I’m addressing this to the gentlemen in the audience since that is the direction in which I incline and have personal experience, but I really think all of us, of all sexual orientations and gender identities, could potentially get something. I’d also like to say I’m not the best at practicing what I preach. I’m starting to try to do better, though, so perhaps there’s hope for me yet.
Point one. Some of us suck at remembering names and/or faces. If we’ve only met once or twice before, and you come bouncing up to me all excited, only to deflate because I seem distant or less friendly than before, please keep in mind that I may simply be trying desperately to remember your name or at least where we met. It doesn’t mean I’ve entirely forgotten YOU. Take it as a compliment that I was so dazzled by your first impression that I failed to pay sufficient attention to details like names and locations. Trust me, that’s how I want to play it, because I’m embarrassed.

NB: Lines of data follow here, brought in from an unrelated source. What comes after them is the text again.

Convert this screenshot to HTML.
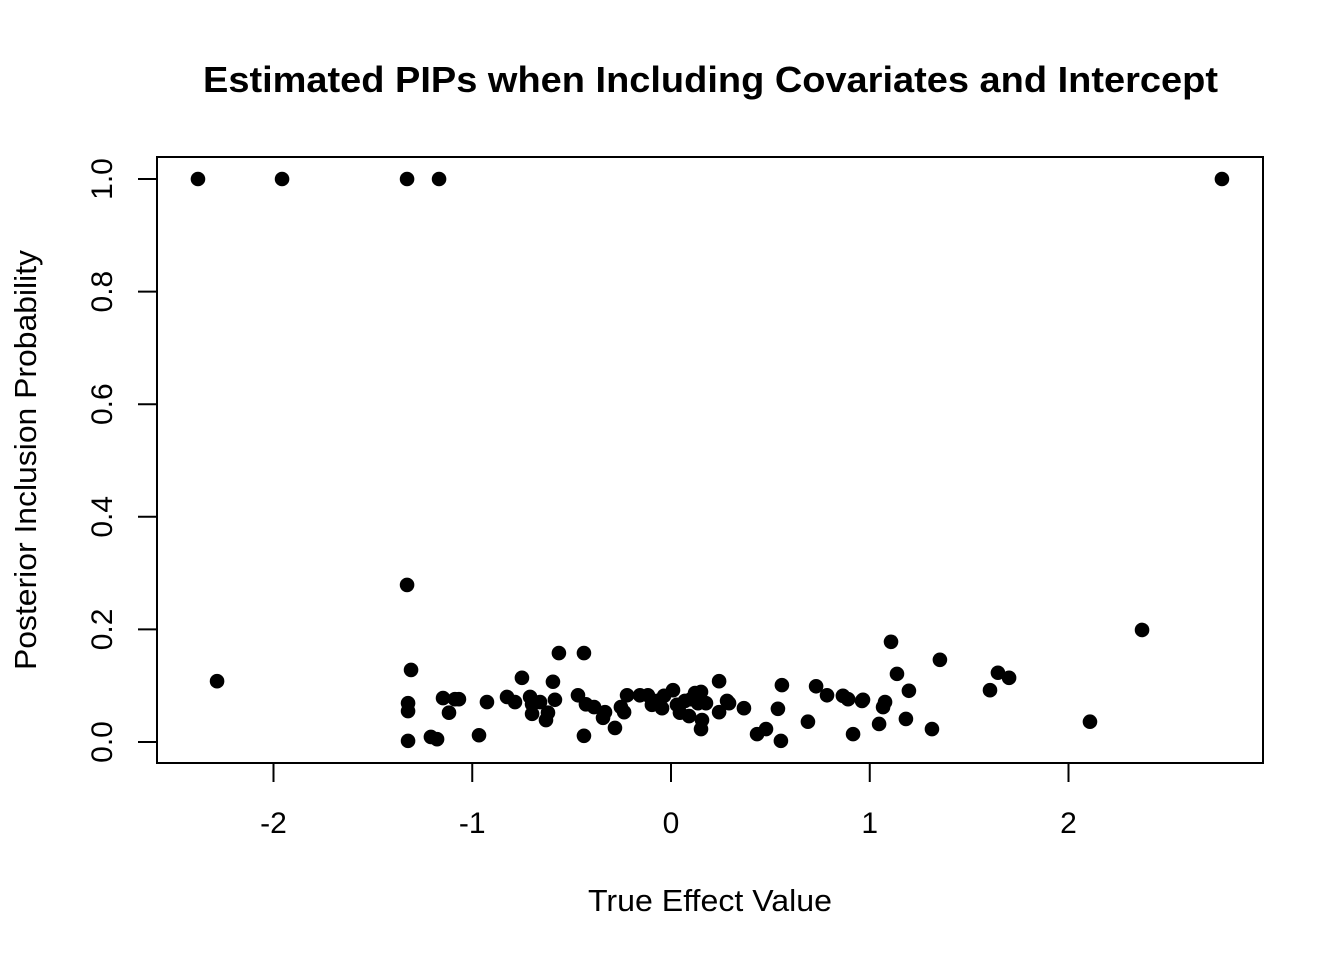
<!DOCTYPE html>
<html><head><meta charset="utf-8">
<style>
html,body{margin:0;padding:0;background:#fff;}
svg{display:block;font-family:"Liberation Sans",Arial,sans-serif;}
</style></head>
<body>
<svg id="chart" width="1344" height="960" viewBox="0 0 1344 960" xmlns="http://www.w3.org/2000/svg">
<rect width="1344" height="960" fill="#fff"/>
<text x="203" y="92" textLength="1015" lengthAdjust="spacingAndGlyphs" font-size="36" font-weight="bold">Estimated PIPs when Including Covariates and Intercept</text>
<rect x="157" y="157" width="1106" height="606" fill="none" stroke="#000" stroke-width="2"/>
<text x="588" y="911" textLength="244" lengthAdjust="spacingAndGlyphs" font-size="31">True Effect Value</text>
<text transform="translate(36,670) rotate(-90)" textLength="420" lengthAdjust="spacingAndGlyphs" font-size="31">Posterior Inclusion Probability</text>
<g id="xaxis"></g>
<g id="yaxis"></g>
<g id="points"></g>
</svg>
<script>
const xTicks = [-2,-1,0,1,2];
const xTickLabels = ["-2","-1","0","1","2"];
const yTicks = [0,0.2,0.4,0.6,0.8,1.0];
const yTickLabels = ["0.0","0.2","0.4","0.6","0.8","1.0"];
const effectX = [-2.380,-1.957,-1.328,-1.167,2.772,-2.284,-1.328,-1.308,-1.323,-1.323,-1.323,-1.208,-1.177,-1.147,-1.117,-1.087,-1.067,-0.966,-0.926,-0.825,-0.785,-0.750,-0.709,-0.699,-0.699,-0.659,-0.629,-0.619,-0.594,-0.584,-0.564,-0.468,-0.438,-0.438,-0.428,-0.387,-0.342,-0.332,-0.282,-0.252,-0.236,-0.221,-0.156,-0.116,-0.096,-0.070,-0.045,-0.035,0.010,0.030,0.045,0.070,0.091,0.101,0.121,0.136,0.151,0.151,0.156,0.176,0.242,0.242,0.282,0.292,0.367,0.433,0.478,0.538,0.553,0.558,0.689,0.730,0.785,0.865,0.891,0.916,0.961,0.966,1.047,1.067,1.077,1.107,1.137,1.182,1.197,1.313,1.353,1.605,1.645,1.701,2.108,2.370];
const pipY = [1.0,1.0,1.0,1.0,1.0,0.108,0.279,0.128,0.069,0.055,0.002,0.009,0.005,0.078,0.052,0.076,0.076,0.012,0.071,0.080,0.071,0.114,0.080,0.050,0.067,0.071,0.039,0.052,0.107,0.075,0.158,0.083,0.158,0.011,0.067,0.062,0.043,0.053,0.025,0.062,0.053,0.083,0.083,0.083,0.066,0.073,0.060,0.082,0.092,0.066,0.052,0.073,0.046,0.076,0.087,0.069,0.089,0.023,0.039,0.069,0.108,0.053,0.073,0.069,0.060,0.014,0.023,0.059,0.002,0.101,0.036,0.099,0.083,0.082,0.076,0.014,0.073,0.075,0.032,0.062,0.071,0.178,0.121,0.041,0.091,0.023,0.146,0.092,0.123,0.114,0.036,0.199];

const NS='http://www.w3.org/2000/svg';
function xs(v){return 671 + v*198.75;}
function ys(v){return 742 - v*563;}
function mk(tag,attrs){const e=document.createElementNS(NS,tag);for(const k in attrs)e.setAttribute(k,attrs[k]);return e;}

const xg=document.getElementById('xaxis');
xTicks.forEach((t,i)=>{
  const l=mk('line',{x1:xs(t),x2:xs(t),y1:763,y2:782,stroke:'#000','stroke-width':2});
  
  
  xg.appendChild(l);
  const tx=mk('text',{x:xs(t),y:833,'text-anchor':'middle','font-size':30});
  
  
  tx.textContent=xTickLabels[i];
  xg.appendChild(tx);
});
const yg=document.getElementById('yaxis');
yTicks.forEach((t,i)=>{
  const l=mk('line',{x1:138,x2:157,y1:ys(t),y2:ys(t),stroke:'#000','stroke-width':2});
  
  
  yg.appendChild(l);
  const tx=mk('text',{transform:'translate(112,'+ys(t)+') rotate(-90)','text-anchor':'middle','font-size':30});
  
  
  tx.textContent=yTickLabels[i];
  yg.appendChild(tx);
});
const pg=document.getElementById('points');
effectX.forEach((x,i)=>{
  const c=mk('circle',{cx:xs(x),cy:ys(pipY[i]),r:7.3,fill:'#000'});
  
  
  pg.appendChild(c);
});
</script>
</body></html>
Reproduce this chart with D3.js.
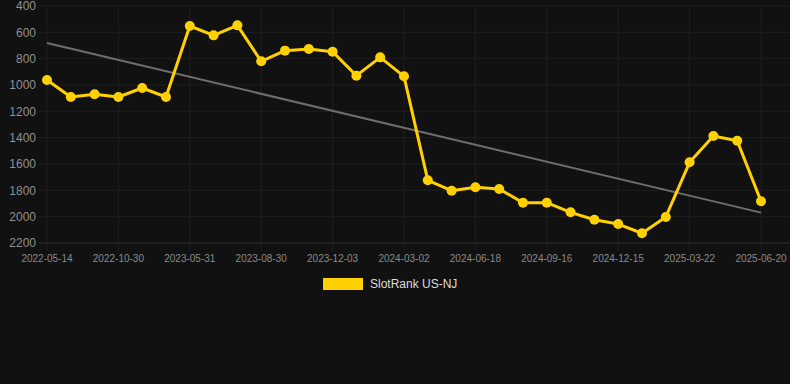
<!DOCTYPE html>
<html>
<head>
<meta charset="utf-8">
<script src="https://cdn.jsdelivr.net/npm/d3@7"></script>
<style>
  html, body { margin: 0; padding: 0; background: #111111; }
  svg { display: block; font-family: "Liberation Sans", Arial, sans-serif; }
</style>
</head>
<body>
<div class="container"></div>
<script>
const w = 790;
const h = 384;

// one label every third point
const tickLabels = ['2022-05-14', '2022-10-30', '2023-05-31', '2023-08-30', '2023-12-03',
  '2024-03-02', '2024-06-18', '2024-09-16', '2024-12-15', '2025-03-22', '2025-06-20'];

const ranks = [962, 1091, 1070, 1091, 1023, 1091, 552, 623, 547, 820,
  739, 727, 747, 929, 790, 934, 1724, 1803, 1777, 1790,
  1894, 1894, 1967, 2023, 2056, 2126, 2002, 1587, 1387, 1423, 1883];

const yTicks = [400, 600, 800, 1000, 1200, 1400, 1600, 1800, 2000, 2200];
const seriesName = 'SlotRank US-NJ';

const margin = { top: 6, right: 29, bottom: 141, left: 47 };
const width = w - margin.left - margin.right;
const height = h - margin.top - margin.bottom;

const svg = d3.select('.container').append('svg')
  .attr('width', w)
  .attr('height', h);

const x = d3.scaleLinear()
  .domain([0, ranks.length - 1])
  .range([margin.left, margin.left + width]);

const y = d3.scaleLinear()
  .domain([400, 2200])
  .range([margin.top, margin.top + height]);

// grid
const grid = svg.append('g');
grid.selectAll('line.h')
  .data(yTicks)
  .enter().append('line')
  .attr('x1', margin.left - 8)
  .attr('x2', w)
  .attr('y1', d => y(d))
  .attr('y2', d => y(d))
  .attr('stroke', d => d === 2200 ? '#2e2e2e' : '#1f1f1f')
  .attr('stroke-width', 1);

grid.selectAll('line.v')
  .data(tickLabels)
  .enter().append('line')
  .attr('x1', (d, i) => x(i * 3))
  .attr('x2', (d, i) => x(i * 3))
  .attr('y1', margin.top)
  .attr('y2', margin.top + height + 8)
  .attr('stroke', '#1f1f1f')
  .attr('stroke-width', 1);

// y labels
svg.append('g').selectAll('text')
  .data(yTicks)
  .enter().append('text')
  .attr('x', margin.left - 11)
  .attr('y', d => y(d))
  .attr('dy', '0.36em')
  .attr('text-anchor', 'end')
  .attr('fill', '#909090')
  .attr('font-size', 12)
  .text(d => d);

// x labels
svg.append('g').selectAll('text')
  .data(tickLabels)
  .enter().append('text')
  .attr('x', (d, i) => x(i * 3))
  .attr('y', margin.top + height + 19)
  .attr('text-anchor', 'middle')
  .attr('fill', '#8a8a8a')
  .attr('font-size', 10)
  .text(d => d);

// trend line (least squares)
const idx = d3.range(ranks.length);
const mx = d3.mean(idx), my = d3.mean(ranks);
const slope = d3.sum(idx, i => (i - mx) * (ranks[i] - my)) / d3.sum(idx, i => (i - mx) * (i - mx));
const icpt = my - slope * mx;
svg.append('line')
  .attr('x1', x(0))
  .attr('y1', y(icpt))
  .attr('x2', x(ranks.length - 1))
  .attr('y2', y(icpt + slope * (ranks.length - 1)))
  .attr('stroke', '#6e6e6e')
  .attr('stroke-width', 2);

// series
const line = d3.line()
  .x((d, i) => x(i))
  .y(d => y(d));

svg.append('path')
  .datum(ranks)
  .attr('d', line)
  .attr('fill', 'none')
  .attr('stroke', '#ffd100')
  .attr('stroke-width', 3)
  .attr('stroke-linejoin', 'round');

svg.append('g').selectAll('circle')
  .data(ranks)
  .enter().append('circle')
  .attr('cx', (d, i) => x(i))
  .attr('cy', d => y(d))
  .attr('r', 5)
  .attr('fill', '#ffd100');

// legend
const legend = svg.append('g')
  .attr('transform', 'translate(323, 278)');
legend.append('rect')
  .attr('width', 40)
  .attr('height', 12)
  .attr('fill', '#ffd100');
legend.append('text')
  .attr('x', 47)
  .attr('y', 6)
  .attr('dy', '0.36em')
  .attr('fill', '#dddddd')
  .attr('font-size', 12)
  .text(seriesName);
</script>
</body>
</html>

Point two. Some girls really, truly can’t tell when someone’s interested in them. I know this is not just me, since I’ve heard others say it, but I seem to be worse at picking up on cues than almost anyone else I know. Believe me, there is not much more depressing than someone saying some equivalent of “Gosh, I used to find you so attractive.” So gentlemen, I know it’s soul-crunchingly terrifying, but if you like me, SAY SO. Do not make use of subtle hints, because I am very stupid in this arena and my reaction will be to think that you’re just a rather nice guy, not that you’re interested. Remember the scene early on in the Big Bang Theory, when Sheldon doesn’t get that Penny’s being sarcastic, so Leonard stands behind her and holds up a sign reading “SARCASM” for Sheldon’s benefit? Yeah, I’m talking that level of not-subtle.
This is an area where I’m dreadful at taking my own advice, by the way. The last, oh, dozen or so crushes I’ve had have not been told by me that I had any interest. One confronted me (with rejection) and one I told long after the fact (rejection after the fact isn’t much less hurtful), but the other ones… well, whether they guessed or not is a mystery to me, but I never told them.
Which brings me to Point three. Yeah, yeah, I know women are all empowered and stuff now, and we don’t have to wait for you lads to make the first move. I KNOW. Thing is, some of us have started to feel that boys take advantage of that and fail to do any of the work.. If you like someone, pursue their company. Invite them to stuff, even if it’s not a traditional “date.” At least make it clear that you enjoy their company. The problem here is that when dates are not traditional, both parties start to wonder if they are, in fact, dates, rather than two friends hanging out. So if you want something to be a date, either say so, or MAKE A MOVE. (Again, here I stink at taking my own advice.) None of us want to be stuck in the dreaded Friend Zone.
Point four. Most girls I know claim to identify with Elizabeth Bennet from “Pride and Prejudice.” I’ve always identified with Elinor Dashwood from “Sense and Sensibility.” Primarily this is due to her adherence to propriety, a word and a concept that have both sadly faded from everyday consciousness. It is more than good manners. Propriety involves a way of behaving, in speech, expression, and body language, that combine to mandate how to respond to almost any situation. Elinor does not just adhere to propriety, she wields it to protect her sisters, her mother, her friends, and herself. It is a shield that protects her wounded pride and devastated heart when necessary, allowing her to mourn and heal away from the gossiping claustrophobia of her world. The point I want to raise here is that not all girls flirt the same way. Not all of us are touchy-feely or fond of bars or inclined to wear revealing clothing. Some of us cling to old-fashioned propriety as a way to protect ourselves from the repeated hurt of rejection. If you’re interested in someone who’s shy, or old-fashioned, or quiet, pay attention to the ways she interacts with different categories of acquaintances. And remember that with such a woman, you may have to lead for a little while until she feels safe.
This post is a little rough, because I’m feeling a bit ranty, and I apologize if I offend anyone. Like I said, I address this to the lads because that’s where I incline, but I also acknowledge we could all learn from this. And I’m trying, I really am – it’s so very hard to break from personality and habit. But I also am getting royally sick of the endless opposing-armies feeling of romance today which seems to rely on protecting oneself long enough for the other person to slip up first.